That Little Tree

Small ceramic Christmas treeThat little tree.

I remember it in my childhood bedroom. It carried the soft glow of Christmas from the rest of the house into where I slept. My mother had crafted it carefully and lovingly, intending it to be a gift to me, in a ceramics class that was her creative release. Though not inherently worth any money, it’s a fragile little tree, and I’ve always handled it with the utmost care. The memories that it carries with it, the intention with which it was created, endow it with a value far beyond any monetary appraisal.

I have carried that little tree with me everywhere I have lived since. I pack it away with special care at the end of each season, and I unpack it again when the temperature begins to fall. Perhaps because it always had a special place in my bedroom all of those decades ago when I lived in my parents’ home, it has always lived in my bedroom since.

I remember every detail of the Christmas decorations in our home.

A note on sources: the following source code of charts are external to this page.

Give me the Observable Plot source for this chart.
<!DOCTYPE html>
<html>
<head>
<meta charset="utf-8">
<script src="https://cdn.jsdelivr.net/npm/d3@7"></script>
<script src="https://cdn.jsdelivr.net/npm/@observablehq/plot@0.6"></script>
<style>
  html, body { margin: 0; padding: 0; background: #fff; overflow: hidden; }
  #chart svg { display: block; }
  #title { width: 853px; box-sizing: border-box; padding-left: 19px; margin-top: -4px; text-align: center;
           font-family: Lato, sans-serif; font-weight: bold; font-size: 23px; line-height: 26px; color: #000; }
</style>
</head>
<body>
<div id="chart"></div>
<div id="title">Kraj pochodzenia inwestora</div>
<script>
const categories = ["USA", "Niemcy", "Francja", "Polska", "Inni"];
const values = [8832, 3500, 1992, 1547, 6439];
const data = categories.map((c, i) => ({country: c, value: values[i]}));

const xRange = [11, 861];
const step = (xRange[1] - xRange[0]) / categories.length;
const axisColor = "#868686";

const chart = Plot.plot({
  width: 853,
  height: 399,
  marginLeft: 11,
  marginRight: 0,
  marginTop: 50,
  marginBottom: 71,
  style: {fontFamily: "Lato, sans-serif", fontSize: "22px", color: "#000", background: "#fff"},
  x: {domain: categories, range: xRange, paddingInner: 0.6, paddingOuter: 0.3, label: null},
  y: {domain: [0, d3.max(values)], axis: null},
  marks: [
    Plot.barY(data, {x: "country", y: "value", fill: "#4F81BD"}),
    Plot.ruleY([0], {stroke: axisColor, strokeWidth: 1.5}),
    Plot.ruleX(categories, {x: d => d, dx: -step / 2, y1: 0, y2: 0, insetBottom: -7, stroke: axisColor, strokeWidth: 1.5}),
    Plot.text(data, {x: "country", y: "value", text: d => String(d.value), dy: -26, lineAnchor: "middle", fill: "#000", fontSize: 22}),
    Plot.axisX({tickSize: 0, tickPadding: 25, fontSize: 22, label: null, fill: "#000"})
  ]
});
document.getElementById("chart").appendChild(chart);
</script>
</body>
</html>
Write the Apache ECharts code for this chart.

There were flickering lights, music almost constantly, and gold garland hung with artificial apples that framed our living room. I particularly remember one circular, flickering Santa that somehow gave the softest presence to a room when it hung in the window, overlooking a snow-covered lawn. The decorations mattered less than the feeling of a solid foundation to which they contributed. My family always loved Christmas, because of the central part that it represents in the history of our faith, as well as the generosity to which it gives occasion. Of all the holidays of the year, this was the one to which we gave the most energy, and so the close of each year was a special, peaceful, even holy time. I’ve carried that into my adulthood, not only as a nostalgic recollection, but as a practice.

Or, at least I have tried.

I wonder how these same sorts of memories are being formed for our daughters, what will stand in the fronts of their minds about Christmas when they are my age. At least during the Christmases of my youth, the opportunities, it seems, for the formation of important memories were carefully crafted. I’m not sure that we accomplish that. With the number of times that we have moved over the past few years, the pace of life that is at times unmanageable despite or best efforts, I fear that this intentionality slips from our grasp, however good our intentions.

Perhaps, though, I’m mistaken. Perhaps those opportunities for memories as I grew up were not crafted at all, but are the sorts of experiences that create wonderful memories on their own, however unplanned, facilitated only by the fact that I am fortunate enough to have a stable nuclear family. Should that be the case, then the opportunities for these foundational memories are simply present for our children, and I can only hope to make them as positive as I can.

When our oldest daughter, now six, was three years old, she gazed with fascination and a certain degree of longing at that little tree. I promised her that, when she was grown, she would inherit the tree. She spoke often of that promise for a while, though she doesn’t really mention it of late. I wonder what that tree will mean when I pass it on to her?

I wonder if I can influence that meaning at all.